3) It will be essential to cover living expenses,  The money that would otherwise have been used for dorm fees can come from several sources – family or savings.  Getting a part-time job is also a possibility, but the job must be such that it leaves time and energy for practicing.  Rental and other living expenses can also be reduced by sharing them with others.

4) It will be essential to have a practice space – maybe in one’s apartment (the landlord and neighbors would certainly have to be considered), maybe in a rented studio in a convenient location.

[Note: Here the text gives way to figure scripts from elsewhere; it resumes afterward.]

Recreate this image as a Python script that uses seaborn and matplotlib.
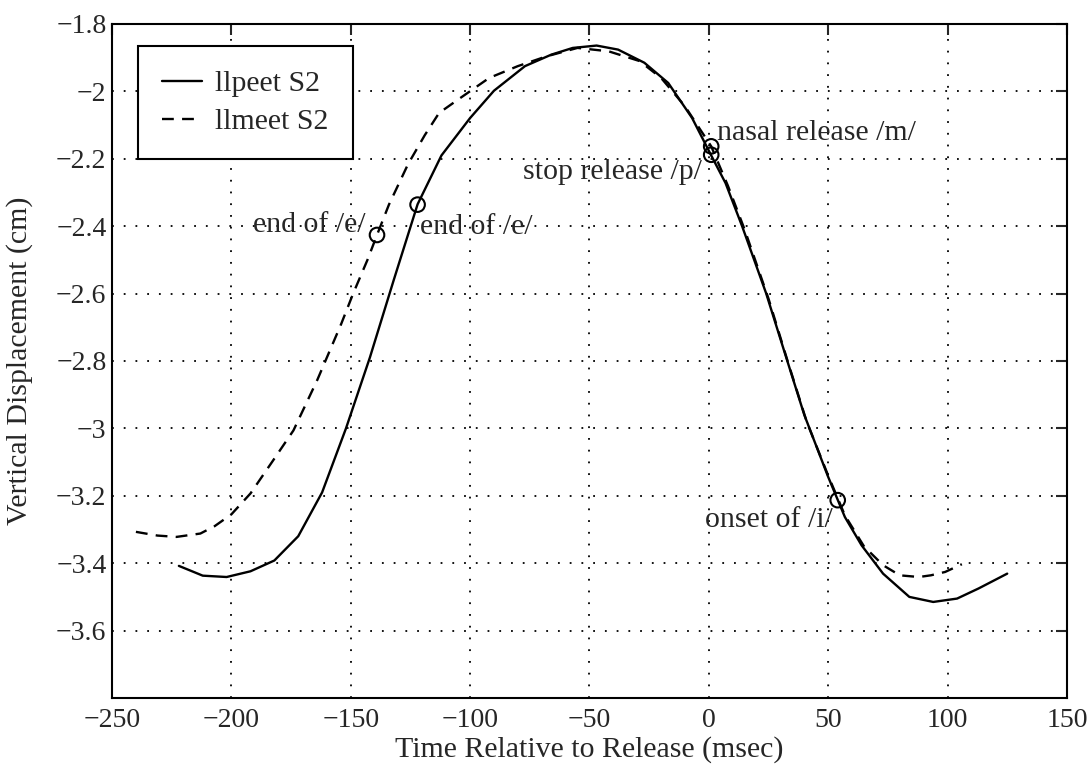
import numpy as np
import pandas as pd
import matplotlib
matplotlib.use("Agg")
import matplotlib.pyplot as plt
import seaborn as sns

# ---- data ----
peet_t = [-222, -212, -202, -192, -182, -172, -162, -152, -142, -132, -122, -112,
          -100, -90, -77, -66, -57, -47, -38, -27, -17, -7, 1, 7, 14, 24, 32, 40,
          50, 57, 64, 73, 84, 94, 104, 113, 125]
peet_y = [-3.408, -3.437, -3.441, -3.424, -3.392, -3.320, -3.190, -3.000, -2.790,
          -2.560, -2.335, -2.190, -2.079, -1.998, -1.925, -1.891, -1.871, -1.864,
          -1.876, -1.915, -1.975, -2.079, -2.190, -2.272, -2.401, -2.599, -2.780,
          -2.960, -3.144, -3.263, -3.347, -3.431, -3.500, -3.515, -3.505, -3.475,
          -3.431]

meet_t = [-240, -231, -223, -213, -207, -200, -192, -183, -174, -164, -154, -149,
          -143, -139, -134, -126, -119, -113, -105, -92, -80, -68, -55, -42, -29,
          -20, -10, 1, 8, 15, 25, 33, 41, 50, 57, 65, 73, 80, 88, 93, 99, 106]
meet_y = [-3.307, -3.318, -3.322, -3.312, -3.290, -3.255, -3.193, -3.100, -3.006,
          -2.856, -2.690, -2.600, -2.500, -2.426, -2.336, -2.216, -2.130, -2.064,
          -2.024, -1.960, -1.925, -1.896, -1.871, -1.881, -1.910, -1.960, -2.044,
          -2.163, -2.280, -2.410, -2.615, -2.800, -2.980, -3.140, -3.258, -3.350,
          -3.406, -3.436, -3.441, -3.436, -3.426, -3.403]

series_names = ["llpeet S2", "llmeet S2"]

event_labels = ["end of /e/", "end of /e/", "nasal release /m/", "stop release /p/", "onset of /i/"]
event_t = [-139, -122, 1, 1, 54]
event_y = [-2.426, -2.336, -2.163, -2.188, -3.213]

x_ticks = [-250, -200, -150, -100, -50, 0, 50, 100, 150]
y_ticks = [-3.6, -3.4, -3.2, -3.0, -2.8, -2.6, -2.4, -2.2, -2.0, -1.8]
y_ticklabels = ["\u22123.6", "\u22123.4", "\u22123.2", "\u22123", "\u22122.8", "\u22122.6",
                "\u22122.4", "\u22122.2", "\u22122", "\u22121.8"]

# ---- build frames ----
df = pd.concat([
    pd.DataFrame({"t": peet_t, "y": peet_y, "series": series_names[0]}),
    pd.DataFrame({"t": meet_t, "y": meet_y, "series": series_names[1]}),
], ignore_index=True)
ev = pd.DataFrame({"t": event_t, "y": event_y, "label": event_labels})

sns.set_style("white")
plt.rcParams["font.family"] = ["Liberation Serif", "DejaVu Serif"]
plt.rcParams["axes.unicode_minus"] = True

fig = plt.figure(figsize=(10.92, 7.74), dpi=100)
ax = fig.add_axes([0.1026, 0.0982, 0.8744, 0.8708])

sns.lineplot(data=df, x="t", y="y", style="series", color="black", sort=False,
             estimator=None, linewidth=1.7,
             dashes={series_names[0]: "", series_names[1]: (5, 3.5)},
             ax=ax, legend=True)

sns.scatterplot(data=ev, x="t", y="y", marker="o", s=110, facecolors="none",
                edgecolor="black", linewidth=1.5, ax=ax, legend=False, zorder=5)

fs_tick = 20
fs = 21.5
# annotations (positions relative to event points)
ax.text(event_t[0] - 5, event_y[0] + 0.03, event_labels[0], ha="right", va="center", fontsize=fs)
ax.text(event_t[1] + 1, event_y[1] - 0.065, event_labels[1], ha="left", va="center", fontsize=fs)
ax.text(event_t[2] + 2.5, event_y[2] + 0.04, event_labels[2], ha="left", va="center", fontsize=fs)
ax.text(event_t[3] - 4, event_y[3] - 0.05, event_labels[3], ha="right", va="center", fontsize=fs)
ax.text(event_t[4] - 2, event_y[4] - 0.06, event_labels[4], ha="right", va="center", fontsize=fs)

ax.set_xlim(-250, 150)
ax.set_ylim(-3.8, -1.8)
ax.set_xticks(x_ticks)
ax.set_xticklabels([str(v).replace("-", "\u2212") for v in x_ticks])
ax.set_yticks(y_ticks)
ax.set_yticklabels(y_ticklabels)
ax.tick_params(direction="in", length=8, width=1.5, top=True, right=True,
               labelsize=fs_tick, pad=7)
ax.tick_params(axis="y", pad=4)

ax.grid(True, color="black", linestyle=(0, (1, 5.5)), linewidth=1.3)
for s in ax.spines.values():
    s.set_color("black")
    s.set_linewidth(1.5)

ax.set_xlabel("Time Relative to Release (msec)", fontsize=fs)
ax.set_ylabel("Vertical Displacement (cm)", fontsize=fs)
ax.xaxis.set_label_coords(0.5, -0.056)
ax.yaxis.set_label_coords(-0.083, 0.5)

leg = ax.legend(loc="upper left", bbox_to_anchor=(0.027, 0.967), borderaxespad=0,
                fontsize=fs, frameon=True, fancybox=False, edgecolor="black",
                handlelength=1.35, handletextpad=0.45, borderpad=0.8,
                labelspacing=0.37, title=None)
leg.get_frame().set_linewidth(1.5)
leg.get_frame().set_alpha(1)

fig.savefig("out.png", dpi=100)
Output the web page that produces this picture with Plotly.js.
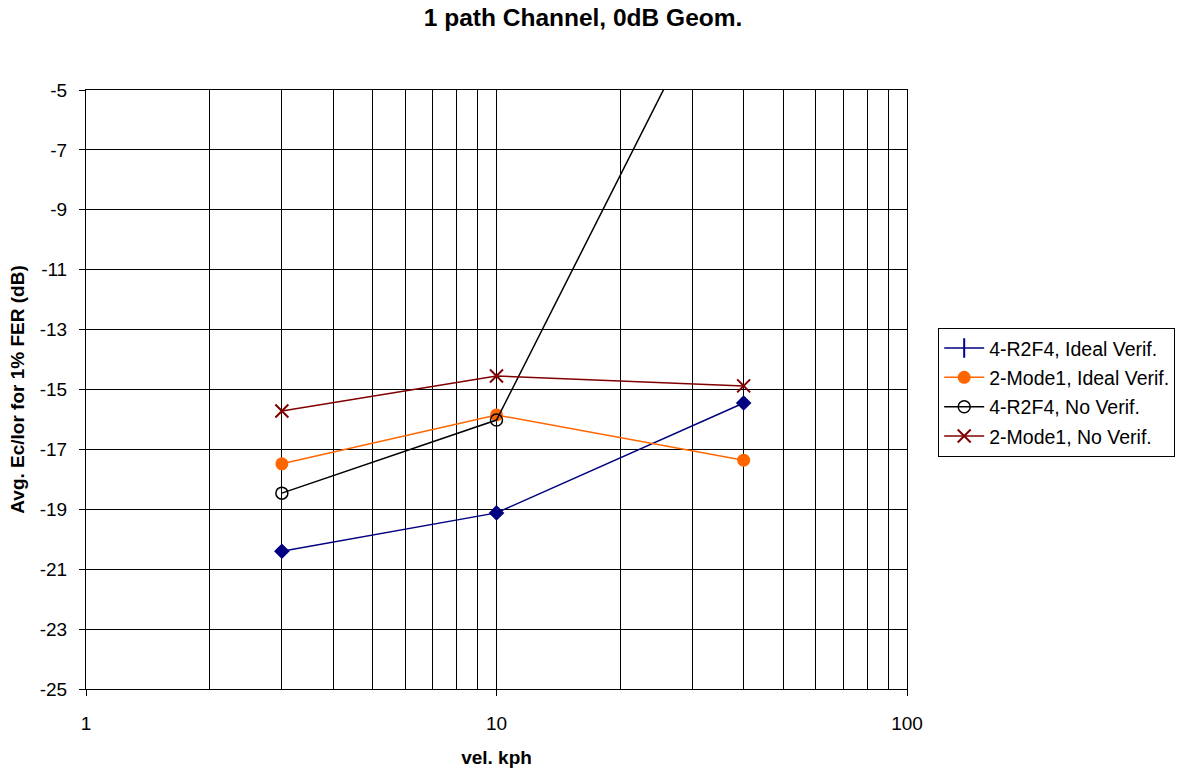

5) It would be helpful to have regular monthly or even bi-monthly lessons with a professional orchestra percussionist to master the repertoire and audition skills.  As a bonus, a professional orchestra percussionist might be able to let you in to observe orchestra rehearsals and concerts at no cost, so you can get a deeper sense of what profesional orchestra playing is like.

6) The published compilations of orchestra excerpts are a wonderful aid, but having copies of the actual parts used by orchestras would be even better.  Having access to orchestra parts would be another possible benefit of studying with a profesional orchestra musician.

7) It will be necessary to keep up-to-date on upcoming auditions. The “International Musician” newspaper can be found  online or at the Musicians’ Union office.

8) For travel to auditions it would be best to have a fund set aside to cover travel expenses.  It’s impossible to win an audition if you don’t go.

While these steps may seem like a lot for a graduating percussionist to chew on, they’re not if one wants to be serious about taking orchestra auditions.  They are the beginning of a plan to take action and achieve success.